Both the pass defense and tackling have improved from last season. The Mustangs have nearly doubled their interception total from last year with 15, compared to eight in 2008. They are also wrapping up their opponents better with 50 tackles for a loss of yards through nine games this season. Last season, SMU had just 48 tackles for loss of yardage last year.

“The two biggest differences between this season and last season is our defensive scheme and the players understanding of the defense,” Senior linebacker Chase Kennemer said. “The coaches have also had time to teach the players the schemes of the defense. Guys are not making as many mental mistakes, so they are in the right positions to make plays.”

Special teams has also contributed significantly to the Mustangs’ success this season.
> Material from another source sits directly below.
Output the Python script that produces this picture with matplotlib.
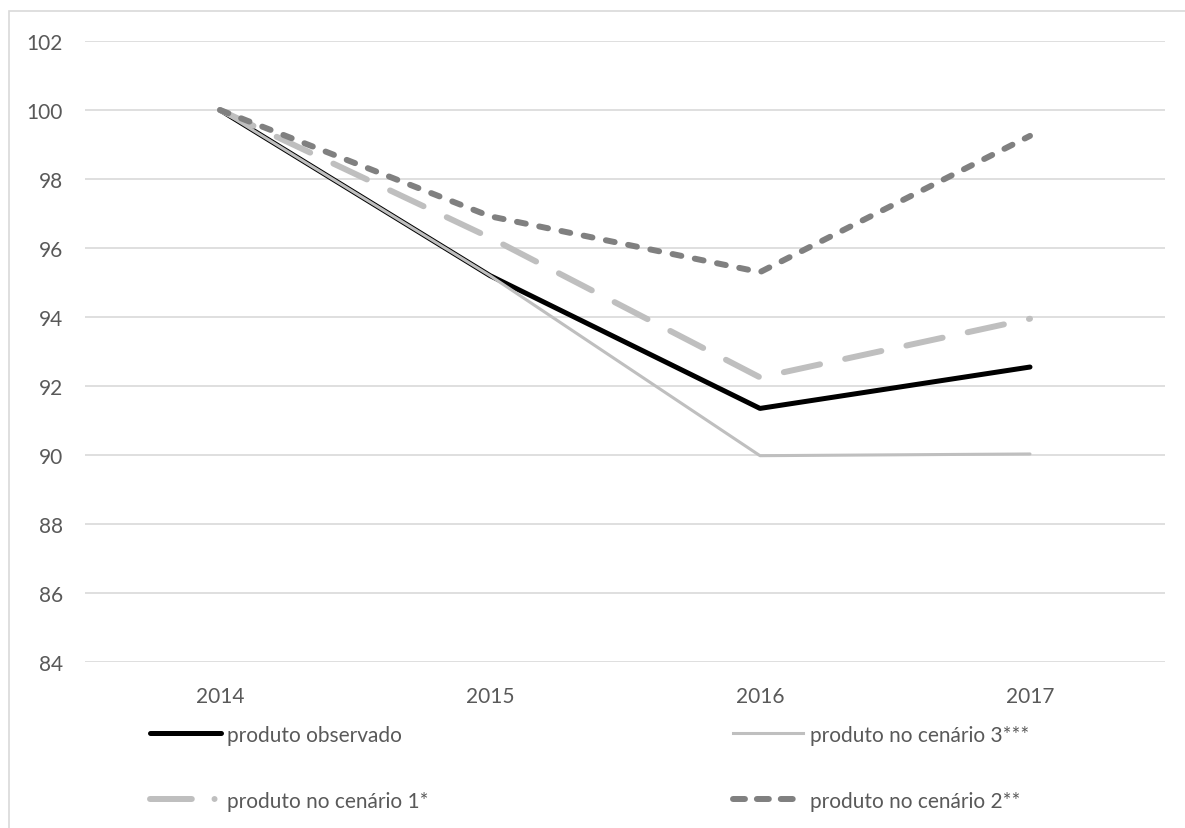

In two games the special teams unit, led by freshman Margus Hunt, has blocked field goals that have been returned for touchdowns that eventually became difference makers in the game.

Jones said the mantra of blocking kicks has become the norm with a lot of the players on special teams.

“That kick Sterling Moore blocked that happened because we’ve been blocking kicks. It’s a different attitude now, the kids almost expect to do it now,” Jones said. “They play with a different walk and a different step.”

Possibly the biggest factor to the turn around is what winning games is doing to the psyche of the team.

“There is more excitement on campus, everyone is talking about it,” senior center Mitch Enright said. “It is just more fun and exciting to be playing for something more than trying to win more than one game each season.”

Now with bowl eligibility within reach this Saturday at UTEP, the team has all the more motivation to continue their current two-game win streak.

“One of the things I’ve noticed the most are my professors,” Kennemer said. “You hear in class ‘Oh, the football team got killed again.’ I used to hear that all the time and I would just get real quiet but this year people are like, ‘Hey, the football team is winning. Who’s going to the game this week?’ Obviously students are fired up.”